Ich gebe Einsichtsersuchen und Vollmacht ab und klappe den tragbaren Kopierer auf. Keine fünf Minuten später kommt die Grundbuchbeamtin damit zurück: „Wir können das Flurstück gar nicht finden. Gucken Sie mal die Postleitzahl an. Das muss irgendwo in der Nähe von Berlin liegen.“ Ich gucke und tatsächlich!, ich habe mich in der Gegend geirrt. Ein Blick auf die eilig herbeigebrachte Landkarte beweist: Schwerin liegt in der Nähe von Philadelphia. Philadelphia ist ein Nachbarort von Neu Boston. Und alle drei Orte liegen in Brandenburg, in der seenreichen Umgebung Berlins. Na, toll.
Es ist mittlerweile halb elf, zu spät, um noch in das für Schwerin (Brandenburg) zuständige Grundbuchamt zu fahren und dort Einsicht zu nehmen. Aber Fotos kann ich ja machen, denke ich. Also mache ich mich auf den Weg von Schwerin nach Schwerin.
Die Wintersonne bricht harte, lange Schatten, als ich mittags am Schweriner See ankomme. Das Haus von Mrs Frenkels Eltern ist grau, ein typisches DDR-Grau von zu vielen Braunkohleöfen und schwacher Pigmentierung der selten zu erhaltenden Fassadenfarbe. Aber es liegt an einem schilfbestandenen Seeufer und hat einen schönen, altmodischen Wintergarten. Ich schleiche auf dem Grundstück herum und fotografiere, bis mich der derzeitige Hausbewohner entdeckt und schreit: „Jehn se von meim Grundstück!

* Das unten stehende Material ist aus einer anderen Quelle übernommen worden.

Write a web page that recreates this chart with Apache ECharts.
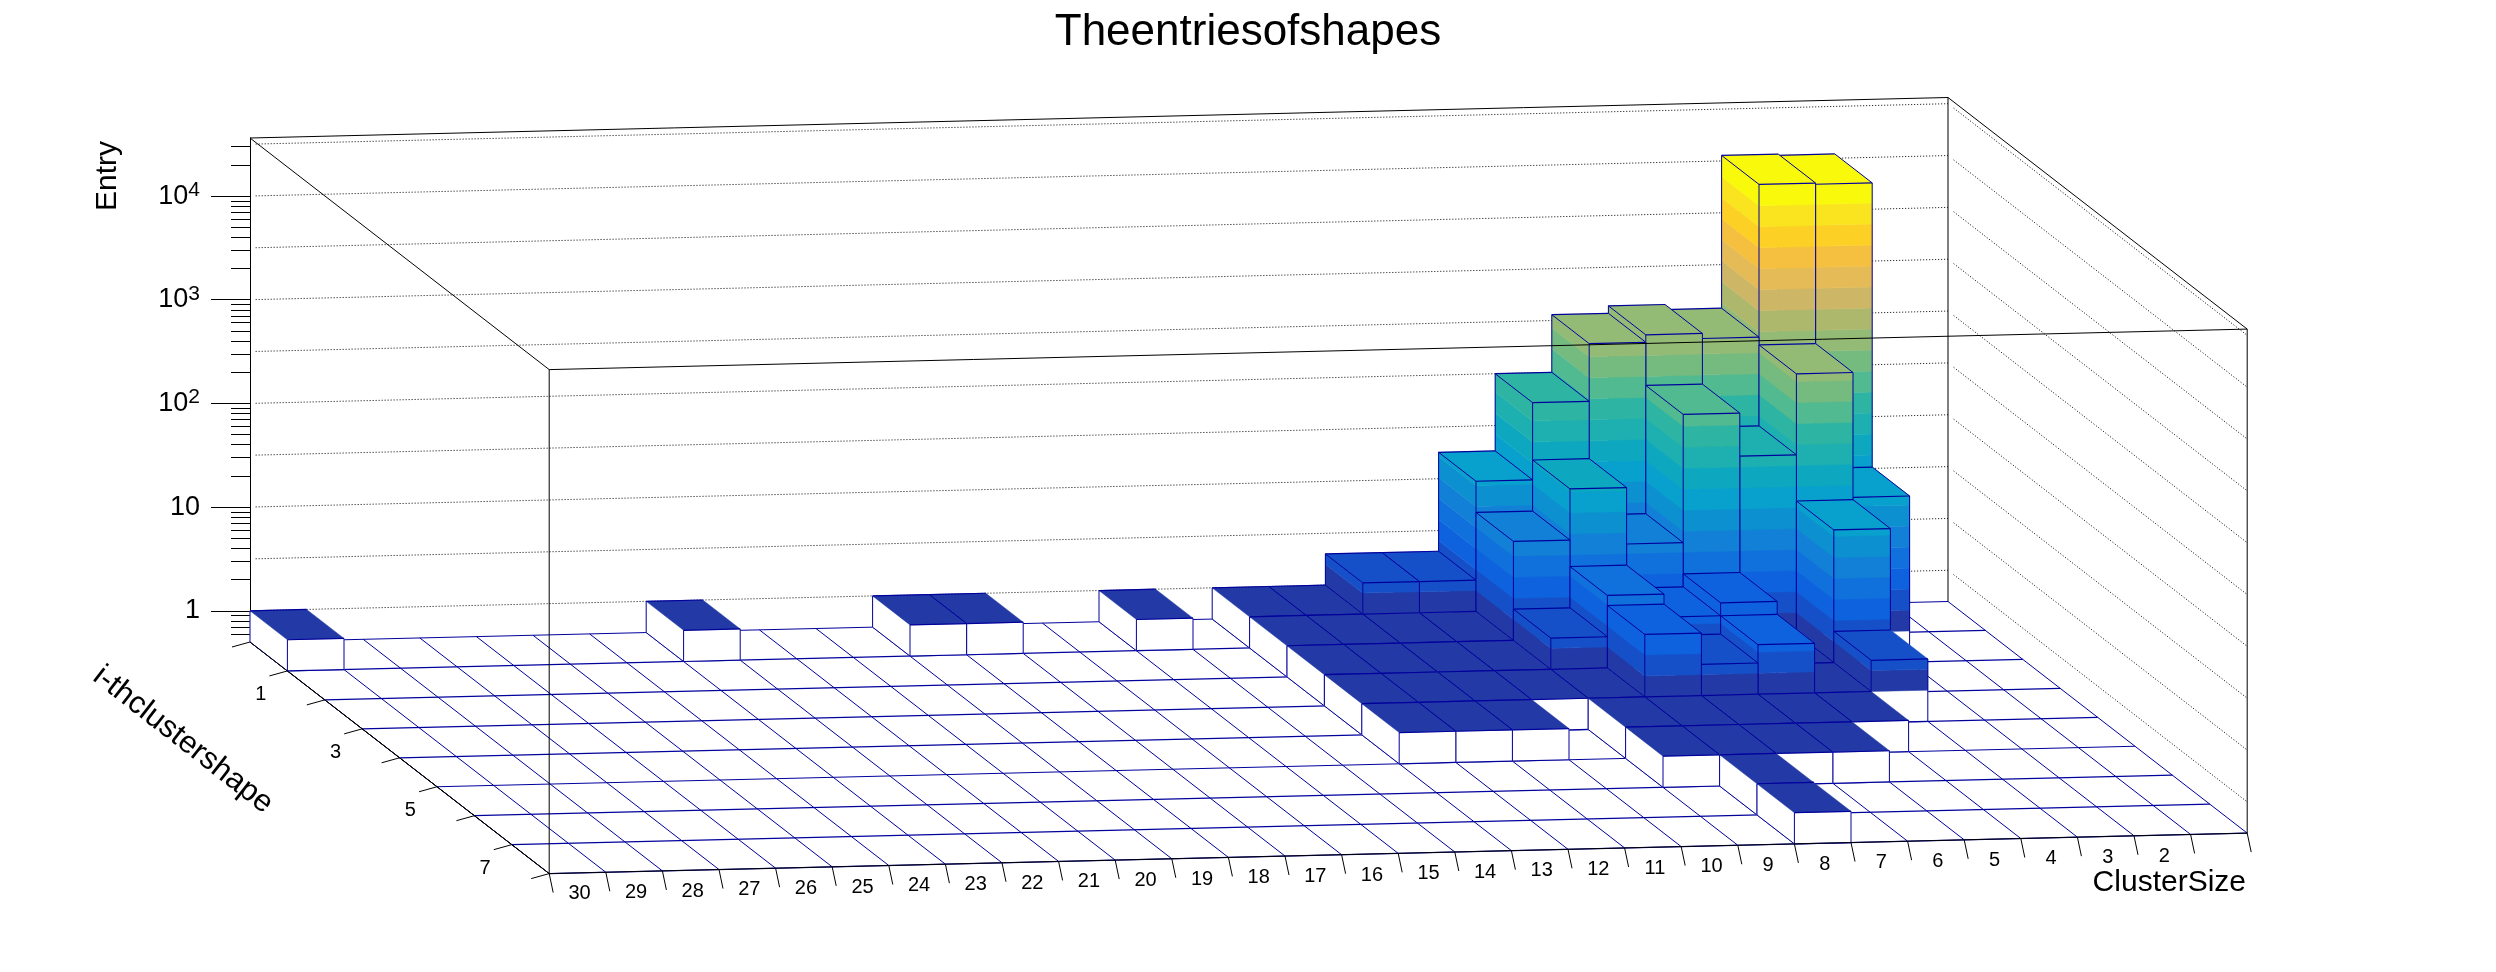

Se ham hier nüscht ze suchen!“ Ich habe alle Fotos im Kasten und diskutieren will ich nicht, bevor ich im Grundbuchamt die tatsächlichen Besitzverhältnisse herausgefunden habe.
Zwei Wochen später ruft Mrs Frenkel an. „Miss Wortschnittchen, vielen Dank für die Fotos. Das sieht alles genauso aus wie damals! Ich komme dann nächsten Monat aus Boston und sehe es mir selbst an. Ich würde mich freuen, wenn Sie mich begleiten.“ Ich sage zu. Wann kommt man schon einmal in die Verlegenheit, eine Bostonerin über Neu Boston und Philadelphia nach Schwerin zu bringen? Weltreisen wie Zeitreisen, denke ich, fangen manchmal mit Ortsnamen an.